Her wallet is gone, stolen or lost, so she only has an out of date passport.
In the picture she looks remarkably like Alice, till now their family resemblance has been lost on me.
She's all
"I like that you are wearing a purse strap as a necklace"

A few pairs of folks come in but when they here about the cover they turn heel. I bet cupcakes would up the intrigue.

Some folks come in, but they know Rchrd Oh?!
Brandicorn comes in. He doesn't work tomorrow so we're hoping lots of boys
show up so he can stay up late kissing them.

Boyf is here. He gets a beer and sits with me for just a minute.
Brandicorn tells me he's going to Vietnam soon.
He's traveling alone.
He relates a story about this total fag that works for his company that he
ran into the other night. This older gay guy with a bald spot and totally
bleached out hair. Brandicorn told the guy that he has trouble meeting guys and the guy was all
"I don't know what you're talking about, I find it REALLY EASY to meet guys, I meet guys ALL THE TIME."
I'm all
He is probably desperate with no standards, that's why he's so easy, and it's so easy.
(I'm two old fashioneds in.)
In Mean Girls Lindsay Lohan's character realizes that calling someone fat doesn't make you skinny, and calling someone ugly doesn't make you pretty.
However calling someone easy does make you morally superior.
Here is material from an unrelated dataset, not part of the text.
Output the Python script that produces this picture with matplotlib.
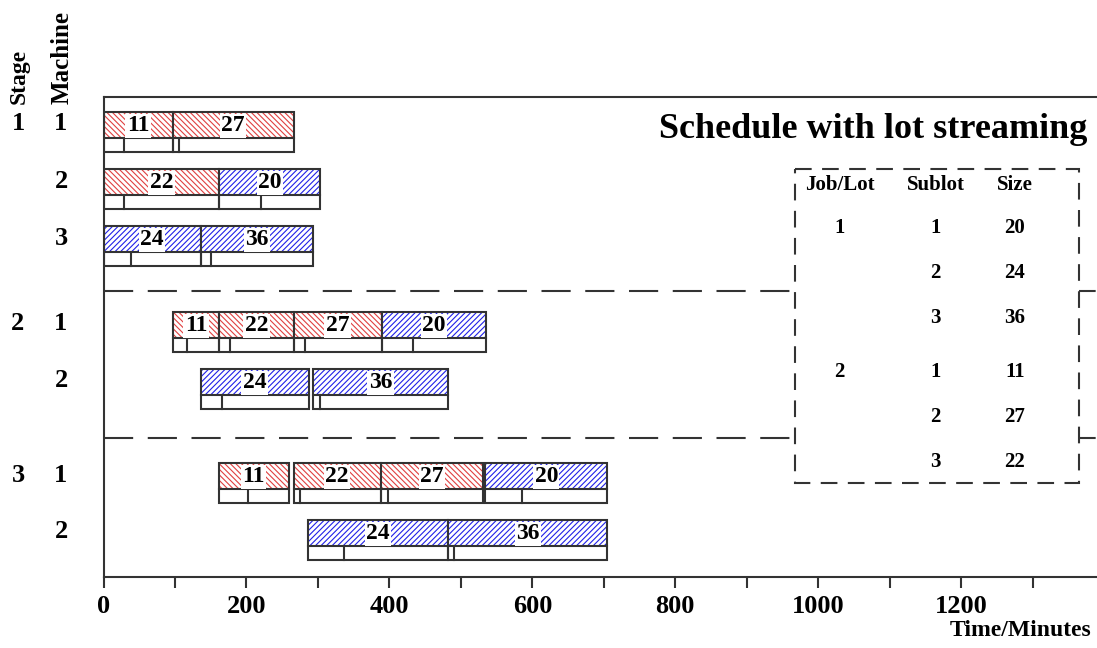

I can feel the moral superiority.

Nasty's camera comes out. I request portraits by the prize machine, as per usual.

A group of 5 fags, not all ugly come in. They ALL know Rchrd Oh?!
I'm like
Great
I catch one of them peeking at me when I'm checking i.d.s.
He's cute. I realize I'm looking back at him, then I blush.
But I'm in the red lights.
The rest of them seem queeny.

Dad gives me another Old Fashioned and a bottle of water.
Alice comes in with Dig.
She's dressed like Napolean Dynamite.
She's wearing a Napolean Dynamite t-shirt.
She's also wearing a puffy jacket and those puffy snow boots.
She's sort of giving a little Deb. But more like one of those little kid costumes with the plastic mask.
She's all
"I'm wearing this shirt and I feel like one of those kids in one of those halloween costumes that's plastic and it has a picture of who they are supposed to be on it, like a little girl wearing a rainbow brite outfit, but she has rainbow brite's face on her chest or something. I always thought those kids were cheating when I was younger. You can't reference yourself in a costume, it's just not real enough."
I tell her my stock I-AM-GAY-halloween stories:
I wore my mom's dress in order to be a Wizard
My mom helped me stuff my bra senior year so I could be a hooker
She painted my face like a cat because I loved cats, but that wasn't halloween.

It's endless.

I don't really like Napolean Dynamite but Alice's post ironic ironic take on her outfit seems so pomoaprospo.
Alice is all
"Are you supposed to be a Chanel purse?"

Pony and Nasty pretend that they are related, like fraternal twins. They could totally be twins.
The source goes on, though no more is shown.